If the fundamental backdrop for crude oil prices is becoming more bearish in the near-term, there are implications for one of the strongest currencies in recent weeks, the Canadian Dollar (via USD/CAD). First, a look at crude oil price charts:
Crude Oil Technical Analysis: Daily Price Chart (July 2018 to July 2019) (Chart 1)
Crude oil prices may have been trading in a symmetrical triangle since the end of May that is seeing a breakdown emerge this week. Breaking the trendline from the June 18 and July 5 bullish outside piercing candles lows yesterday, crude oil prices are finding follow through to the downside today. Now, price has fallen back below the daily 21-EMA (although the daily 8-, 13-, 21-EMA envelope is not in sequential order). Although both daily MACD and Slow Stochastics are in bullish territory still, they are quickly shifting back towards bearish territory (sell signals could come later this week). A drop back to trendline support from the December 2018 and July 2019 lows should not be ruled out.
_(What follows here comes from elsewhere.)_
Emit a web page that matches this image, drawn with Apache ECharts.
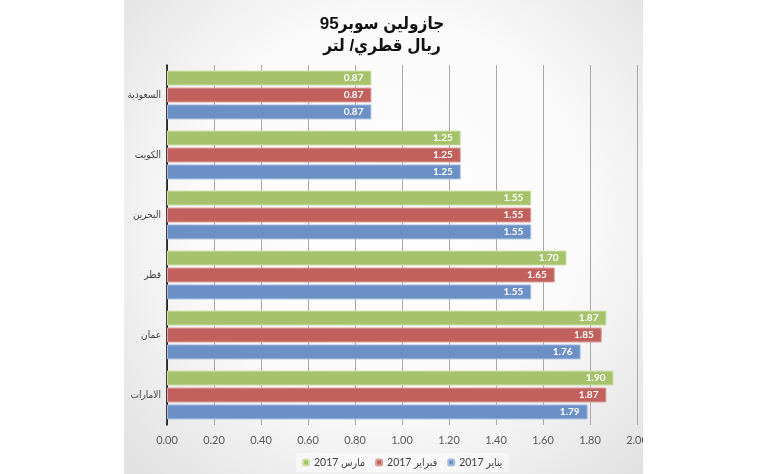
<!DOCTYPE html>
<html>
<head>
<meta charset="UTF-8">
<title></title>
<script src="https://cdn.jsdelivr.net/npm/echarts@6/dist/echarts.min.js"></script>
<style>
	html, body { margin: 0; padding: 0; background: #ffffff; }
	#main { width: 643px; height: 474px; }
</style>
</head>
<body>
<div id="main"></div>
<script type="text/javascript">
// categories from bottom to top
var countries = ['الامارات', 'عمان', 'قطر', 'البحرين', 'الكويت', 'السعودية'];
var janValues = [1.79, 1.76, 1.55, 1.55, 1.25, 0.87];
var febValues = [1.87, 1.85, 1.65, 1.55, 1.25, 0.87];
var marValues = [1.90, 1.87, 1.70, 1.55, 1.25, 0.87];
var seriesNames = ['2017 مارس', '2017 فبراير', '2017 يناير'];

var font = 'Lato, "DejaVu Sans Condensed", "DejaVu Sans", sans-serif';
var colors = ['#a6c36c', '#c1605c', '#6c8fc6'];
var borders = ['#cfe0ab', '#dca3a1', '#a9bfe0'];

function barSeries(i, values) {
	return {
		name: seriesNames[i],
		type: 'bar',
		data: values,
		barWidth: 15,
		barGap: '13%',
		itemStyle: { color: colors[i], borderColor: borders[i], borderWidth: 1 },
		label: {
			show: true,
			position: 'insideRight',
			distance: 8,
			color: '#ffffff',
			fontWeight: 'bold',
			fontSize: 10,
			fontFamily: font,
			formatter: function (p) { return p.value.toFixed(2); }
		}
	};
}

var myChart = echarts.init(document.getElementById('main'));
myChart.setOption({
	animation: false,
	graphic: [{
		type: 'rect',
		z: -10,
		shape: { x: 124, y: 0, width: 530, height: 474 },
		style: {
			fill: {
				type: 'radial', x: 0.5, y: 0.45, r: 0.75,
				colorStops: [{ offset: 0, color: '#ffffff' }, { offset: 0.55, color: '#fafafa' }, { offset: 1, color: '#e2e2e2' }]
			}
		}
	}],
	title: {
		text: 'جازولين سوبر95\nريال قطري/ لتر',
		left: 377,
		top: 8,
		textAlign: 'center',
		textStyle: { fontSize: 17, fontWeight: 'bold', color: '#111111', lineHeight: 22, fontFamily: '"Liberation Sans", "DejaVu Sans Condensed", "DejaVu Sans", sans-serif' }
	},
	legend: {
		data: seriesNames,
		left: 296,
		top: 453,
		itemWidth: 6,
		itemHeight: 6,
		itemGap: 10,
		padding: [4, 6],
		backgroundColor: 'rgba(255,255,255,0.45)',
		textStyle: { fontSize: 10.5, color: '#404040', fontFamily: font }
	},
	grid: { left: 167, right: 6, top: 65, bottom: 49, containLabel: false, outerBoundsMode: 'none' },
	xAxis: {
		type: 'value',
		min: 0,
		max: 2,
		interval: 0.2,
		axisLine: { show: false },
		axisTick: { show: false },
		axisLabel: {
			color: '#595959', fontSize: 11, margin: 10, fontFamily: font,
			formatter: function (v) { return v.toFixed(2); }
		},
		splitLine: { lineStyle: { color: '#a8a8a8', width: 1 } }
	},
	yAxis: {
		type: 'category',
		data: countries,
		axisLine: { lineStyle: { color: '#000000', width: 1.5 } },
		axisTick: { show: false },
		axisLabel: { color: '#404040', fontSize: 10, margin: 6, fontFamily: font }
	},
	series: [
		barSeries(0, marValues),
		barSeries(1, febValues),
		barSeries(2, janValues)
	]
});
</script>
</body>
</html>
IG Client Sentiment Index: Crude Oil Price Forecast (July 17, 2019) (Chart 2)
Crude oil prices: Retail trader data shows 55.6% of traders are net-long with the ratio of traders long to short at 1.25 to 1. The number of traders net-long is 3.9% higher than yesterday and 9.1% lower from last week, while the number of traders net-short is 8.9% lower than yesterday and 1.4% lower from last week.
We typically take a contrarian view to crowd sentiment, and the fact traders are net-long suggests crude oil prices may continue to fall. Traders are further net-long than yesterday and last week, and the combination of current sentiment and recent changes gives us a stronger crude oil price bearish contrarian trading bias.
USD/CAD Technical Analysis: Daily Price Chart (September 2018 to July 2019) (Chart 3)
The path of least resistance for USD/CAD remains to the downside, even if the near-term picture is getting cloudier. USD/CAD remains below the rising trendline from the February 2018, September 2018, and March 2019 swing lows. Similarly, USD/CAD continues to trade below the daily 8-, 13-, and 21-EMA envelope. Yet with crude oil prices turning lower, it is possible that USD/CAD sees some of this bearish momentum ease. Indeed, both daily MACD and Slow Stochastics are trending higher, albeit in bearish territory. Traders may want to wait to see how a USD/CAD rebound takes shape before attempting to reengage the downtrend.
IG Client Sentiment Index: USD/CAD Price Forecast (July 17, 2019) (Chart 4)
USD/CAD: Retail trader data shows 60.0% of traders are net-long with the ratio of traders long to short at 1.5 to 1. In fact, traders have remained net-long since Jun 26 when USD/CAD traded near 1.3182; price has moved 1.0% lower since then. The number of traders net-long is 0.9% higher than yesterday and 12.6% lower from last week, while the number of traders net-short is 10.5% lower than yesterday and 12.3% higher from last week.
We typically take a contrarian view to crowd sentiment, and the fact traders are net-long suggests USD/CAD prices may continue to fall. Traders are further net-long than yesterday and last week, and the combination of current sentiment and recent changes gives us a stronger USD/CAD-bearish contrarian trading bias.